Those opposed failed to block the bank’s remuneration plans as more than 73 percent of investors who voted supported it, London-based Barclays said in a statement after its annual investor meeting today. About 10 percent voted down Barclays’s pay plans last year.
The bank triggered criticism from investors that it was enriching employees at the expense of shareholders while failing to meet its own profitability targets. Diamond, 60, has himself called the bank’s return on equity last year “unacceptable.” Chairman Marcus Agius apologized for failing to communicate the firm’s pay plans to investors more clearly.
“At a time when share price performance is poor, dividend payouts are weak and management itself is saying that performance isn’t acceptable, for the CEO to be getting paid such large sums of money is hard for shareholders to stomach,” said Gary Greenwood, an analyst at Shore Capital in Liverpool, who rates Barclays a hold. “Shareholder activism has clearly been increasing of late and, particularly in the banking sector, there’s a demand that pay is aligned with performance.”
The Barclays vote comes less than 10 days after Citigroup Inc. shareholders rejected its executive pay plan amid criticism it let CEO Vikram Pandit collect millions of dollars in rewards too easily. About a third of Credit Suisse Group AG investors who voted today opposed the bank’s remuneration report.
‘Has to Change’
“The balance of rewards between shareholders and employees has to change in favor of shareholders, Alison Carnwath, chairman of the board committee responsible for pay at Barclays, said at the meeting today. “We will continue to seek to push down remuneration levels in the context of the competitive environment.”
About 21 percent of investors who took part opposed Carnwath’s reappointment as a director, the second-biggest vote to go against Barclays today.
Pensions Investment Research Consultants Ltd., the U.K. corporate governance advisers, urged Barclays shareholders on April 10 to oppose the pay package because it provided “rewards for failure.” Barclays said in February it may fail to hit its 13 percent target for ROE by 2013 after it fell to 6.6 percent in 2011.
Diamond and Finance Director Chris Lucas last week agreed to cut their deferred bonuses for 2011 until the bank improves profitability in an effort appease investors. The concession is worth about 11 percent of Diamond’s 12 million-pound ($19 million) compensation for last year.
‘Not an Option’
Diamond got as much as 6.3 million pounds in salary, bonuses and stock awards for 2011 as well as a 5.75 million- pound contribution toward his personal tax bill.
“It is not an option to pay zero bonuses unilaterally,” Agius said today. Barclays has “very talented people we have to reward,” he said. “We have not done a good enough job in articulating our case,” Agius told investors today. “For this I apologize, and I assure you that in the future we will be engaging differently and more purposefully with shareholders.”
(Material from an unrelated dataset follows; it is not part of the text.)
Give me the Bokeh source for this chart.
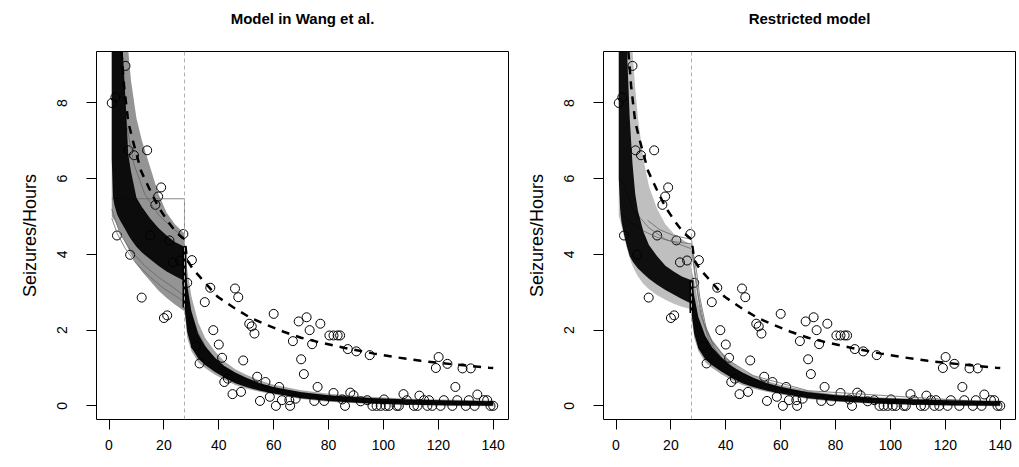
from bokeh.plotting import figure
from bokeh.layouts import row
from bokeh.models import Span, Title
from bokeh.embed import file_html
from bokeh.resources import INLINE

# ---------------- data ----------------
OBS_X = [1.0, 2.3, 6.0, 7.1, 9.1, 13.9, 19.0, 17.9, 16.9, 2.9, 15.0, 22.0, 27.1, 7.7, 11.9, 20.0, 21.2,
         23.3, 25.9, 28.5, 30.2, 36.9, 45.9, 47.1, 34.9, 38.0, 31.7, 40.0, 41.2, 33.0, 48.9, 51.1, 52.0,
         53.0, 60.0, 42.0, 43.3, 45.0, 48.1, 54.0, 57.0, 55.0, 58.6, 60.8, 62.0, 63.0, 65.7, 66.0, 68.0,
         67.0, 69.1, 70.0, 71.0, 72.0, 73.1, 74.0, 74.8, 76.0, 77.0, 78.4, 80.3, 81.8, 83.3, 84.2, 81.8,
         85.0, 86.0, 87.0, 87.9, 89.1, 90.1, 91.7, 94.1, 95.0, 96.0, 97.5, 99.0, 100.2, 100.8, 102.0,
         104.8, 105.6, 107.3, 108.5, 111.1, 112.4, 113.1, 114.8, 116.0, 116.6, 117.8, 119.1, 120.1, 120.8,
         122.0, 123.3, 125.1, 126.2, 126.9, 128.8, 130.0, 131.1, 131.8, 133.2, 134.2, 136.6, 137.8, 139.0,
         140.0]
OBS_Y = [8.00, 8.15, 8.98, 6.75, 6.62, 6.75, 5.77, 5.53, 5.31, 4.50, 4.50, 4.37, 4.54, 3.99, 2.86, 2.32, 2.39,
         3.79, 3.84, 3.25, 3.85, 3.12, 3.10, 2.87, 2.74, 2.00, 1.58, 1.62, 1.27, 1.12, 1.20, 2.17, 2.10,
         1.91, 2.43, 0.63, 0.72, 0.31, 0.37, 0.77, 0.63, 0.13, 0.24, 0.00, 0.50, 0.15, 0.15, 0.00, 0.19,
         1.71, 2.23, 1.23, 0.84, 2.34, 2.00, 1.63, 0.13, 0.50, 2.17, 0.13, 1.86, 1.86, 1.86, 1.86, 0.34,
         0.17, 0.00, 1.50, 0.35, 0.28, 1.44, 0.12, 0.15, 1.34, 0.00, 0.00, 0.00, 0.17, 0.00, 0.00,
         0.00, 0.00, 0.31, 0.15, 0.00, 0.00, 0.27, 0.15, 0.00, 0.15, 0.00, 1.00, 1.29, 0.00,
         0.15, 1.11, 0.00, 0.50, 0.15, 0.99, 0.00, 0.15, 0.99, 0.00, 0.30, 0.15, 0.15, 0.00,
         0.00]

# dashed reference curve
DASH_X = [4.5, 5.5, 7.0, 8.7, 11.7, 14.8, 18.0, 21.5, 24.5, 27.5, 28.5, 30.5, 34.8, 39.6, 45.1, 51.4,
          57.8, 63.9, 70.0, 76.0, 86.0, 96.6, 105.0, 113.6, 125.0, 138.4, 140.0]
DASH_Y = [9.36, 8.45, 7.50, 7.00, 6.20, 5.72, 5.25, 4.87, 4.58, 4.40, 3.85, 3.62, 3.27, 2.88, 2.61, 2.33,
          2.13, 1.95, 1.80, 1.69, 1.53, 1.38, 1.28, 1.19, 1.10, 1.01, 1.00]

BREAK = 27.5

# posterior-curve bundles: x nodes before and after the change point
PRE_X = [1, 1.5, 2, 3, 4, 5, 6, 7, 8, 10, 12, 15, 18, 21, 24, 27.5]
POST_X = [27.5, 28.5, 30, 32.5, 35, 38.5, 42, 46, 50, 55, 60, 70, 80, 95, 110, 125, 140]

# Model in Wang et al.
W_PRE_CORE_LO = [6.5, 5.5, 5.3, 5.05, 4.9, 4.78, 4.65, 4.52, 4.4, 4.2, 4.05, 3.87, 3.7, 3.55, 3.43, 3.3]
W_PRE_CORE_HI = [9.4, 9.4, 9.4, 9.4, 9.4, 9.4, 8.1, 6.65, 6.2, 5.5, 5.25, 4.95, 4.7, 4.5, 4.33, 4.2]
W_PRE_OUT_LO = [5.0, 4.95, 4.9, 4.75, 4.6, 4.45, 4.3, 4.15, 4.0, 3.75, 3.55, 3.3, 3.05, 2.85, 2.68, 2.5]
W_PRE_OUT_HI = [9.4, 9.4, 9.4, 9.4, 9.4, 9.4, 9.4, 9.4, 8.6, 7.6, 7.0, 6.3, 5.6, 5.1, 4.8, 4.55]
W_POST_CORE_LO = [2.6, 1.95, 1.55, 1.25, 1.08, 0.9, 0.75, 0.6, 0.5, 0.4, 0.33, 0.2, 0.13, 0.06, 0.03, 0.01, 0.0]
W_POST_CORE_HI = [3.9, 3.2, 2.5, 1.9, 1.58, 1.28, 1.05, 0.88, 0.74, 0.6, 0.5, 0.36, 0.28, 0.21, 0.17, 0.14, 0.12]
W_POST_OUT_LO = [2.5, 1.8, 1.45, 1.15, 1.0, 0.83, 0.69, 0.55, 0.46, 0.37, 0.3, 0.18, 0.11, 0.05, 0.02, 0.0, -0.01]
W_POST_OUT_HI = [4.1, 3.6, 2.9, 2.2, 1.8, 1.45, 1.18, 0.97, 0.82, 0.67, 0.56, 0.41, 0.32, 0.24, 0.19, 0.16, 0.14]
# visible individual curves among the bundle
W_STRAY_X = [[1, 27.5, 27.5, 29, 32, 36, 42, 50, 60, 80, 110, 140],
             [1, 3, 6, 10, 15, 20, 27.5],
             [4, 6, 9, 13, 18, 23, 27.5],
             [1, 4, 8, 13, 18, 23, 27.5]]
W_STRAY_Y = [[5.47, 5.47, 3.5, 2.7, 2.0, 1.45, 1.0, 0.65, 0.45, 0.25, 0.13, 0.08],
             [4.96, 4.55, 4.15, 3.75, 3.4, 3.1, 2.75],
             [9.36, 7.6, 6.4, 5.6, 5.05, 4.7, 4.45],
             [5.2, 4.55, 4.1, 3.7, 3.4, 3.15, 2.9]]

# Restricted model
R_PRE_CORE_LO = [6.0, 5.2, 4.85, 4.5, 4.2, 3.95, 3.82, 3.72, 3.63, 3.49, 3.36, 3.2, 3.06, 2.94, 2.82, 2.7]
R_PRE_CORE_HI = [9.4, 9.4, 9.4, 9.4, 9.4, 7.6, 6.4, 5.6, 5.15, 4.6, 4.25, 3.95, 3.7, 3.55, 3.42, 3.32]
R_PRE_OUT_LO = [5.0, 4.9, 4.75, 4.45, 4.15, 3.9, 3.7, 3.55, 3.42, 3.22, 3.08, 2.92, 2.8, 2.7, 2.62, 2.55]
R_PRE_OUT_HI = [9.4, 9.4, 9.4, 9.4, 9.4, 9.4, 9.4, 8.4, 7.6, 6.5, 5.8, 5.2, 4.8, 4.55, 4.4, 4.25]
R_POST_CORE_LO = [2.45, 1.9, 1.52, 1.23, 1.07, 0.9, 0.75, 0.6, 0.5, 0.4, 0.33, 0.2, 0.13, 0.06, 0.03, 0.01, 0.0]
R_POST_CORE_HI = [3.3, 2.9, 2.35, 1.85, 1.55, 1.27, 1.05, 0.88, 0.74, 0.6, 0.5, 0.36, 0.28, 0.21, 0.17, 0.14, 0.12]
R_POST_OUT_LO = [2.35, 1.8, 1.45, 1.15, 1.0, 0.83, 0.69, 0.55, 0.46, 0.37, 0.3, 0.18, 0.11, 0.05, 0.02, 0.0, -0.01]
R_POST_OUT_HI = [3.6, 3.3, 2.7, 2.1, 1.75, 1.42, 1.16, 0.96, 0.8, 0.66, 0.55, 0.4, 0.31, 0.23, 0.19, 0.16, 0.14]
R_STRAY_X = [[1.5, 5, 10, 15, 20, 27.5, 27.5, 29.3, 30.5, 33, 36, 40, 46, 55, 70, 100, 140],
             [2, 6, 12, 18, 27.5, 27.5, 29, 31, 34, 38, 44, 52, 65, 90, 140],
             [11.5, 16, 21, 27.5, 27.5, 28.5, 30, 32, 35, 40, 50, 70, 140]]
R_STRAY_Y = [[5.08, 4.85, 4.62, 4.45, 4.35, 4.28, 4.28, 3.58, 2.88, 2.0, 1.5, 1.15, 0.85, 0.55, 0.32, 0.14, 0.07],
             [6.0, 5.2, 4.7, 4.4, 4.15, 4.15, 3.3, 2.4, 1.7, 1.3, 0.95, 0.65, 0.4, 0.2, 0.07],
             [4.9, 4.65, 4.5, 4.4, 4.4, 3.7, 2.9, 2.2, 1.7, 1.25, 0.8, 0.4, 0.08]]

X_TICKS = [0, 20, 40, 60, 80, 100, 120, 140]
Y_TICKS = [0, 2, 4, 6, 8]
X_RANGE = (-4.56, 145.56)
Y_RANGE = (-0.36, 9.36)
FONT = "Liberation Sans"


def panel(title, pre_core, post_core, pre_out, post_out, stray_x, stray_y,
          spread_alpha, left_border, right_border):
    p = figure(frame_width=412, frame_height=368,
               min_border_left=left_border, min_border_right=right_border,
               min_border_top=51, min_border_bottom=48,
               x_range=X_RANGE, y_range=Y_RANGE,
               output_backend="svg", toolbar_location=None,
               background_fill_color="white", border_fill_color="white")
    p.grid.visible = False
    p.outline_line_color = "black"
    p.outline_line_alpha = 1
    p.outline_line_width = 1

    # title: a blank spacer next to the frame, then the bold title further out
    p.add_layout(Title(text=" ", text_font_size="2px", standoff=21), "above")
    p.add_layout(Title(text=title, align="center", text_font=FONT, text_font_size="15px",
                       text_font_style="bold", text_color="black", standoff=0), "above")

    for ax in (p.xaxis[0], p.yaxis[0]):
        ax.axis_line_color = None
        ax.major_tick_out = 10
        ax.major_tick_in = 0
        ax.minor_tick_line_color = None
        ax.major_tick_line_color = "black"
        ax.major_label_text_font = FONT
        ax.major_label_text_font_size = "14px"
        ax.major_label_text_color = "black"
    p.xaxis.ticker = X_TICKS
    p.yaxis.ticker = Y_TICKS
    p.xaxis.major_label_standoff = 10
    p.yaxis.major_label_orientation = "parallel"
    p.yaxis.major_label_standoff = 19
    p.yaxis.axis_label = "Seizures/Hours"
    p.yaxis.axis_label_text_font = FONT
    p.yaxis.axis_label_text_font_size = "18px"
    p.yaxis.axis_label_text_font_style = "normal"
    p.yaxis.axis_label_text_color = "black"
    p.yaxis.axis_label_standoff = 15

    # observations
    p.scatter(OBS_X, OBS_Y, marker="circle", size=9, fill_color=None,
              line_color="black", line_width=1)

    # bundle of posterior curves
    (lo_pre, hi_pre), (lo_post, hi_post) = pre_core, post_core
    (olo_pre, ohi_pre), (olo_post, ohi_post) = pre_out, post_out
    p.varea(x=PRE_X, y1=olo_pre, y2=ohi_pre, fill_color="black", fill_alpha=spread_alpha)
    p.varea(x=POST_X, y1=olo_post, y2=ohi_post, fill_color="black", fill_alpha=0.35)
    p.multi_line(stray_x, stray_y, line_color="#666666", line_width=1, line_alpha=0.8)
    p.varea(x=PRE_X, y1=lo_pre, y2=hi_pre, fill_color="black", fill_alpha=0.92)
    p.varea(x=POST_X, y1=lo_post, y2=hi_post, fill_color="black", fill_alpha=0.95)
    p.segment(x0=[PRE_X[-1]], y0=[lo_post[0]], x1=[POST_X[0]], y1=[hi_pre[-1]],
              line_color="black", line_width=4)

    # change point
    p.add_layout(Span(location=BREAK, dimension="height", line_color="#b0b0b0",
                      line_dash="4 3", line_width=1))
    # dashed reference curve
    p.line(DASH_X, DASH_Y, line_color="black", line_width=2.5, line_dash="8 7")
    return p


p1 = panel("Model in Wang et al.",
           (W_PRE_CORE_LO, W_PRE_CORE_HI), (W_POST_CORE_LO, W_POST_CORE_HI),
           (W_PRE_OUT_LO, W_PRE_OUT_HI), (W_POST_OUT_LO, W_POST_OUT_HI),
           W_STRAY_X, W_STRAY_Y, 0.42, 96, 1)
p2 = panel("Restricted model",
           (R_PRE_CORE_LO, R_PRE_CORE_HI), (R_POST_CORE_LO, R_POST_CORE_HI),
           (R_PRE_OUT_LO, R_PRE_OUT_HI), (R_POST_OUT_LO, R_POST_OUT_HI),
           R_STRAY_X, R_STRAY_Y, 0.25, 94, 4)

layout = row(p1, p2, spacing=0)
open("out.html", "w").write(file_html(layout, INLINE))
Barclays rose 4.7 percent to 223.1 pence in London trading today, for a market value of about 27 billion pounds. The stock has climbed 27 percent this year, making it the best performer among Britain’s five biggest banks.
“We are five years into the credit crisis and we are still having this debate,” said Bruce Packard, an analyst at Seymour Pierce Ltd. in London with a hold recommendation on Barclays. “The management are making all the right noises, but their actions suggest they are living on a different planet.”